- Aim of the exercise
Copy, in full, each line of the material that holds the word "matplotlib".

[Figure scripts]
===

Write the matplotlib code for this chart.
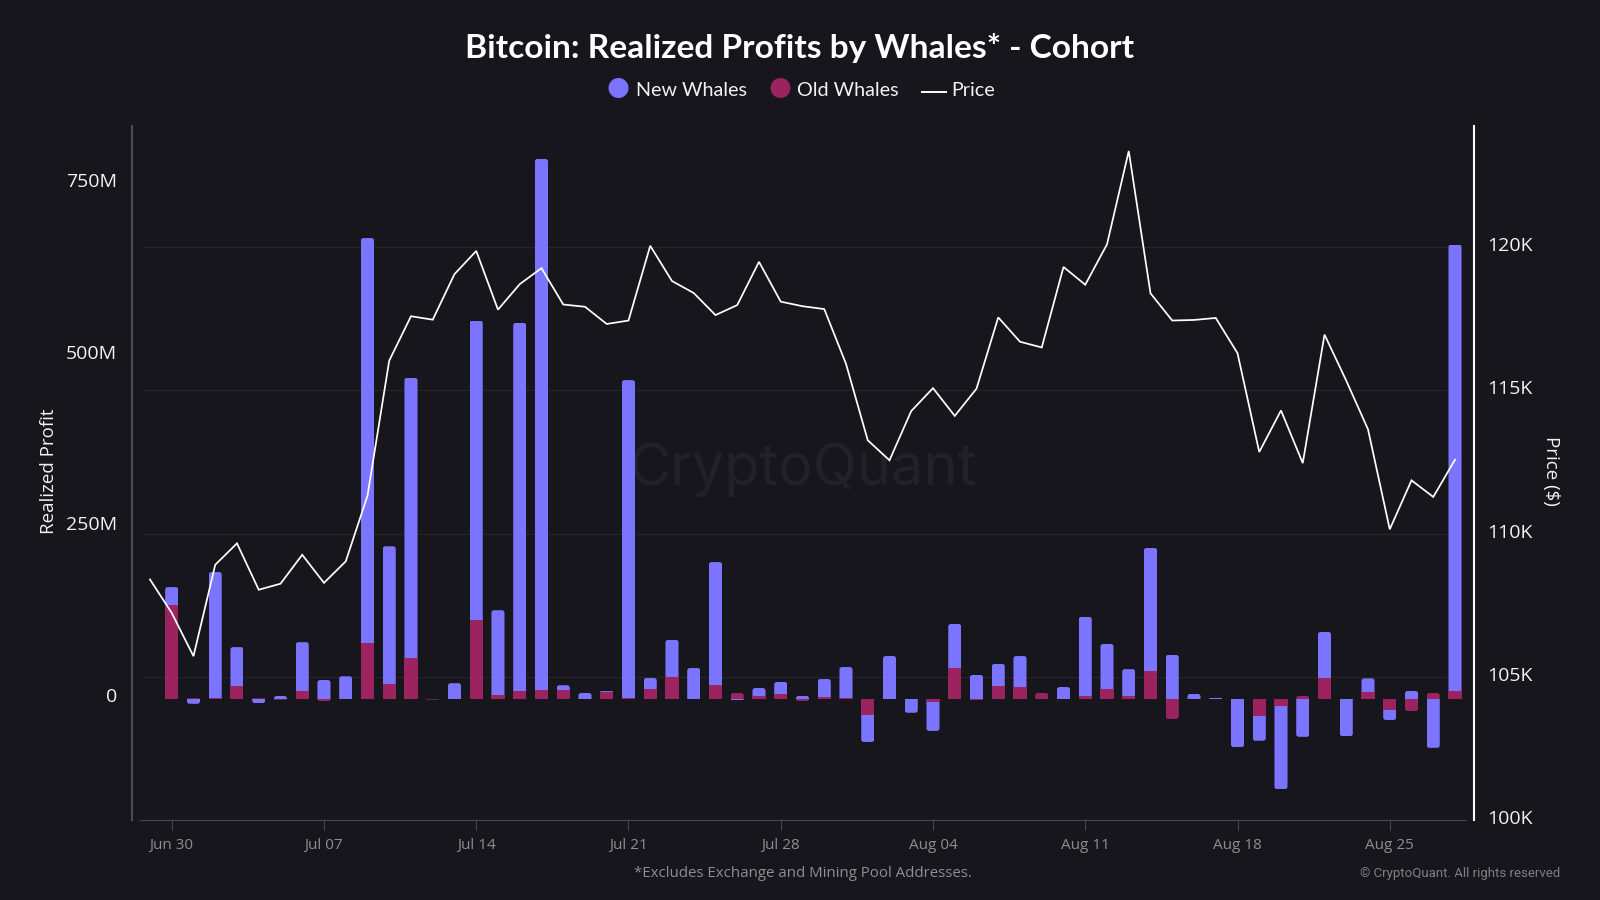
import numpy as np
import pandas as pd
import matplotlib
matplotlib.use("Agg")
import matplotlib.pyplot as plt
import matplotlib.dates as mdates
from matplotlib.patches import FancyBboxPatch, Circle
from matplotlib.lines import Line2D
from matplotlib.transforms import IdentityTransform, ScaledTranslation

title = "Bitcoin: Realized Profits by Whales* - Cohort"
bar_start = "2025-06-30"
price_start = "2025-06-29"

new_whales = [26, -7, 183, 56, -6, 4.4, 71, 27.6, 33, 589,
              200, 407, 0, 23, 435, 123, 535, 772, 7, 8.7,
              1.5, 462, 16, 54, 45, 179, -1.5, 11.6, 17.4, 4.4,
              26, 45, -39.5, 62.5, -20, -42, 64, 35, 32, 45,
              0, 17.4, 115, 65.5, 39, 179, 64, 7.3, 1.5, -70,
              -36, -121, -55, 67, -54, 20, -14.5, 11.6, -71, 649]
old_whales = [136.6, 1, 1.5, 19.4, 1, -1, 11.6, -3, 0, 81,
              22, 60, -1, 0, 115, 6, 11.6, 13, 13, 0,
              10, 1.5, 14.5, 32, 0, 20, 8.7, 4.4, 7.3, -3,
              3, 1.5, -23, 0, 0, -4.4, 45, -1.5, 19, 17.4,
              8.7, 0, 4.4, 14.5, 4.4, 40.7, -29, 0, 0, 0,
              -24.7, -10, 4.4, 30.5, 0, 10, -16, -17.5, 8.7, 11.6]
price_k = [108.40, 107.23, 105.72, 108.91, 109.66, 108.04, 108.25, 109.26, 108.28, 109.03,
           111.32, 116.04, 117.59, 117.47, 119.06, 119.87, 117.82, 118.71, 119.27, 118.00,
           117.92, 117.32, 117.44, 120.05, 118.82, 118.40, 117.63, 117.98, 119.49, 118.10,
           117.94, 117.84, 115.93, 113.26, 112.56, 114.28, 115.08, 114.11, 115.06, 117.55,
           116.70, 116.50, 119.31, 118.69, 120.10, 123.36, 118.39, 117.44, 117.46, 117.53,
           116.30, 112.85, 114.30, 112.46, 116.95, 115.34, 113.64, 110.15, 111.86, 111.28, 112.58]
left_ticks = [0, 250, 500, 750]
left_labels = ["0", "250M", "500M", "750M"]
right_ticks = [100, 105, 110, 115, 120]
right_labels = ["100K", "105K", "110K", "115K", "120K"]
x_tick_dates = ["2025-06-30", "2025-07-07", "2025-07-14", "2025-07-21", "2025-07-28",
                "2025-08-04", "2025-08-11", "2025-08-18", "2025-08-25"]
x_tick_labels = ["Jun 30", "Jul 07", "Jul 14", "Jul 21", "Jul 28", "Aug 04", "Aug 11", "Aug 18", "Aug 25"]

BG = "#17161c"
NEW = "#7b74ff"
OLD = "#9b2360"
GRID = "#25242b"
AXG = "#4b4a53"
GRAY = "#8e8e92"
W, H = 1600, 900

plt.rcParams["font.family"] = ["Open Sans", "DejaVu Sans"]
fig = plt.figure(figsize=(16, 9), dpi=100, facecolor=BG)
ax = fig.add_axes([131.7 / W, 1 - 820 / H, (1473.5 - 131.7) / W, (820 - 125.5) / H], zorder=2)
ax.patch.set_visible(False)

bar_dates = mdates.date2num(pd.date_range(bar_start, periods=len(new_whales), freq="D"))
price_dates = mdates.date2num(pd.date_range(price_start, periods=len(price_k), freq="D"))
new = np.array(new_whales, float)
old = np.array(old_whales, float)
d0 = bar_dates[0]
ax.set_xlim(d0 - 1.84, d0 + 59.85)
ax.set_ylim(-175.9, 833.6)

# grid follows the price axis; drawn on the bar axes so the bars cover it
p_lo, p_hi = 100.0, 124.25
def price_to_left(p):
    lo, hi = ax.get_ylim()
    return lo + (np.asarray(p, float) - p_lo) / (p_hi - p_lo) * (hi - lo)
ax.hlines(price_to_left(right_ticks[1:]), d0 - 1.38, d0 + 58.63, color=GRID, lw=0.9, zorder=1)

same = np.sign(new) == np.sign(old)
new_bottom = np.where(same, old, 0.0)
bars_old = ax.bar(bar_dates, old, width=0.6, color=OLD, linewidth=0, zorder=2, label="Old Whales")
bars_new = ax.bar(bar_dates, new, width=0.6, bottom=new_bottom, color=NEW, linewidth=0, zorder=2, label="New Whales")

# rounded outer ends
def round_end(rect, val_from, val_to, r=2.6):
    x0 = rect.get_x()
    x1 = x0 + rect.get_width()
    (px0, py0) = ax.transData.transform((x0, val_from))
    (px1, py1) = ax.transData.transform((x1, val_to))
    h = py1 - py0
    if abs(h) < 0.2:
        return
    sgn = 1 if h > 0 else -1
    ylow = min(py0 - sgn * 4, py1)
    yhigh = max(py0 - sgn * 4, py1)
    clip = FancyBboxPatch((px0, ylow), px1 - px0, yhigh - ylow,
                          boxstyle=f"round,pad=0,rounding_size={min(r, abs(h)):.2f}",
                          transform=IdentityTransform())
    rect.set_clip_path(clip)

for i, (rn, ro) in enumerate(zip(bars_new, bars_old)):
    round_end(rn, new_bottom[i], new_bottom[i] + new[i])
    if not same[i] or new[i] == 0:
        round_end(ro, 0, old[i])

ax.set_yticks(left_ticks)
ax.set_yticklabels(left_labels)
ax.tick_params(axis="y", length=0, pad=10.7, labelcolor="#f2f2f2", labelsize=14)
off = ScaledTranslation(0, 3.5 / 100, fig.dpi_scale_trans)
for lab in ax.get_yticklabels():
    lab.set_transform(lab.get_transform() + off)
ax.set_xticks(mdates.date2num(pd.to_datetime(x_tick_dates)))
ax.set_xticklabels(x_tick_labels)
ax.tick_params(axis="x", length=7, width=0.7, color=AXG, labelcolor=GRAY, labelsize=11, pad=6)

for s in ["top", "right"]:
    ax.spines[s].set_visible(False)
ax.spines["left"].set_color(AXG)
ax.spines["left"].set_linewidth(1.5)
ax.spines["bottom"].set_color(AXG)
ax.spines["bottom"].set_linewidth(0.8)
ax.spines["bottom"].set_bounds(d0 - 1.46, d0 + 59.5)

axp = ax.twinx()
axp.set_facecolor("none")
axp.set_zorder(3)
axp.set_ylim(p_lo, p_hi)
axp.plot(price_dates, price_k, color="white", lw=1.25, solid_joinstyle="miter", label="Price", zorder=3)
axp.set_yticks(right_ticks)
axp.set_yticklabels(right_labels)
axp.tick_params(axis="y", length=0, pad=10, labelcolor="#f2f2f2", labelsize=14)
off2 = ScaledTranslation(0, 3 / 100, fig.dpi_scale_trans)
for lab in axp.get_yticklabels():
    lab.set_transform(lab.get_transform() + off2)
for s in ["top", "left", "bottom"]:
    axp.spines[s].set_visible(False)
axp.spines["right"].set_color("white")
axp.spines["right"].set_linewidth(1.5)

def ftext(x, y, s, **kw):
    return fig.text(x / W, 1 - y / H, s, **kw)

ftext(803, 470, "CryptoQuant", color="#222127", fontsize=41.5, ha="center", va="center", family="Inter", zorder=0)
ftext(800, 48, title, color="white", fontsize=24.1, fontweight="bold", ha="center", va="center", family="Lato")
ftext(49, 471, "Realized Profit", color="#f2f2f2", fontsize=13.5, rotation=90, ha="center", va="center")
ftext(1551, 471, "Price ($)", color="#f2f2f2", fontsize=13.5, rotation=270, ha="center", va="center")
ftext(803, 873.5, "*Excludes Exchange and Mining Pool Addresses.", color=GRAY, fontsize=10.8, ha="center", va="center")
ftext(1560, 873.5, "© CryptoQuant. All rights reserved", color="#7f7f83", fontsize=9.5, ha="right", va="center", family="Roboto")

# legend
fig.add_artist(Circle((618.5, H - 88), 10, transform=IdentityTransform(), color=NEW, lw=0))
fig.add_artist(Circle((780.5, H - 88), 10, transform=IdentityTransform(), color=OLD, lw=0))
fig.add_artist(Line2D([922 / W, 946 / W], [1 - 92 / H, 1 - 92 / H], color="white", lw=1.4))
for x, s in [(636, "New Whales"), (797, "Old Whales"), (951, "Price")]:
    ftext(x, 91, s, color="#f2f2f2", fontsize=14.2, ha="left", va="center", family="Lato")

fig.savefig("out.png", dpi=100, facecolor=BG)
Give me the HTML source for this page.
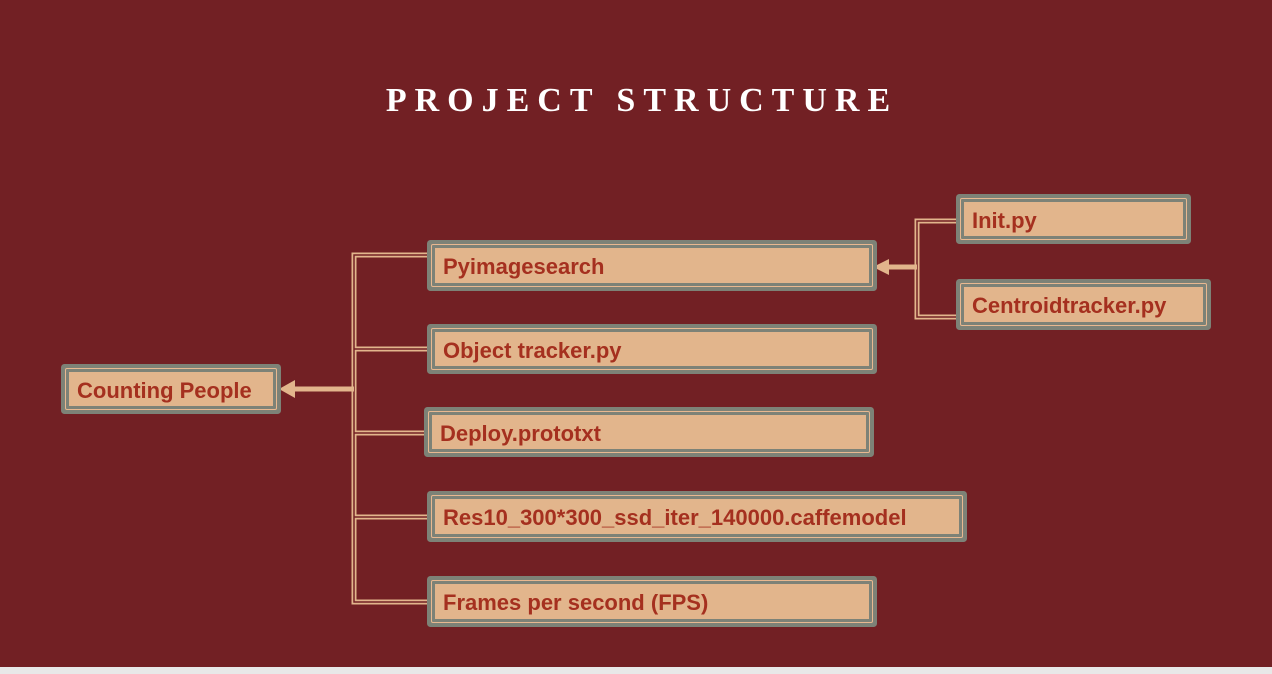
<!DOCTYPE html>
<html><head><style>
*{margin:0;padding:0;box-sizing:border-box}
body{width:1272px;height:674px;background:#722024;position:relative;overflow:hidden;font-family:"Liberation Sans",sans-serif}
.t{position:absolute;top:82px;left:6px;width:1272px;text-align:center;color:#fff;font-family:"Liberation Serif",serif;font-weight:bold;font-size:34px;letter-spacing:8px}
.b{position:absolute;background:#e2b58c;border:3px solid #7d8277;box-shadow:0 0 0 1px #e8b890,0 0 0 5px #7d8277;border-radius:1px;color:#a5301f;font-size:22px;font-weight:bold;line-height:1;padding-left:8px;padding-top:3px;display:flex;align-items:center}
.strip{position:absolute;left:0;top:667px;width:1272px;height:7px;background:#e8e8e8}
</style></head><body>
<div class="t">PROJECT STRUCTURE</div>
<svg width="1272" height="674" style="position:absolute;left:0;top:0">
<g fill="none" stroke="#e2b58c" stroke-width="5">
<path d="M434 255 H354 V602 H434"/>
<path d="M354 349 H434 M354 433 H430 M354 517 H434"/>
<path d="M962 221 H917 V317 H962"/>
</g>
<g fill="none" stroke="#722024" stroke-width="1.5">
<path d="M434 255 H354 V602 H434"/>
<path d="M354 349 H434 M354 433 H430 M354 517 H434"/>
<path d="M962 221 H917 V317 H962"/>
</g>
<path d="M354 389 H292" stroke="#e2b58c" stroke-width="5"/>
<polygon points="279,389 295,380 295,398" fill="#e2b58c"/>
<path d="M917 267 H886" stroke="#e2b58c" stroke-width="5"/>
<polygon points="873,267 889,259 889,275" fill="#e2b58c"/>
</svg>
<div class="b" style="left:66px;top:369px;width:210px;height:40px">Counting People</div>
<div class="b" style="left:432px;top:245px;width:440px;height:41px">Pyimagesearch</div>
<div class="b" style="left:432px;top:329px;width:440px;height:40px">Object tracker.py</div>
<div class="b" style="left:429px;top:412px;width:440px;height:40px">Deploy.prototxt</div>
<div class="b" style="left:432px;top:496px;width:530px;height:41px">Res10_300*300_ssd_iter_140000.caffemodel</div>
<div class="b" style="left:432px;top:581px;width:440px;height:41px">Frames per second (FPS)</div>
<div class="b" style="left:961px;top:199px;width:225px;height:40px">Init.py</div>
<div class="b" style="left:961px;top:284px;width:245px;height:41px">Centroidtracker.py</div>
<div class="strip"></div>
</body></html>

===

- Output below
Write the matplotlib code for this chart.
import matplotlib
matplotlib.use("Agg")
import matplotlib.pyplot as plt
import matplotlib.dates as mdates
from matplotlib.patches import FancyBboxPatch, Circle
from matplotlib.lines import Line2D
from matplotlib.transforms import IdentityTransform, ScaledTranslation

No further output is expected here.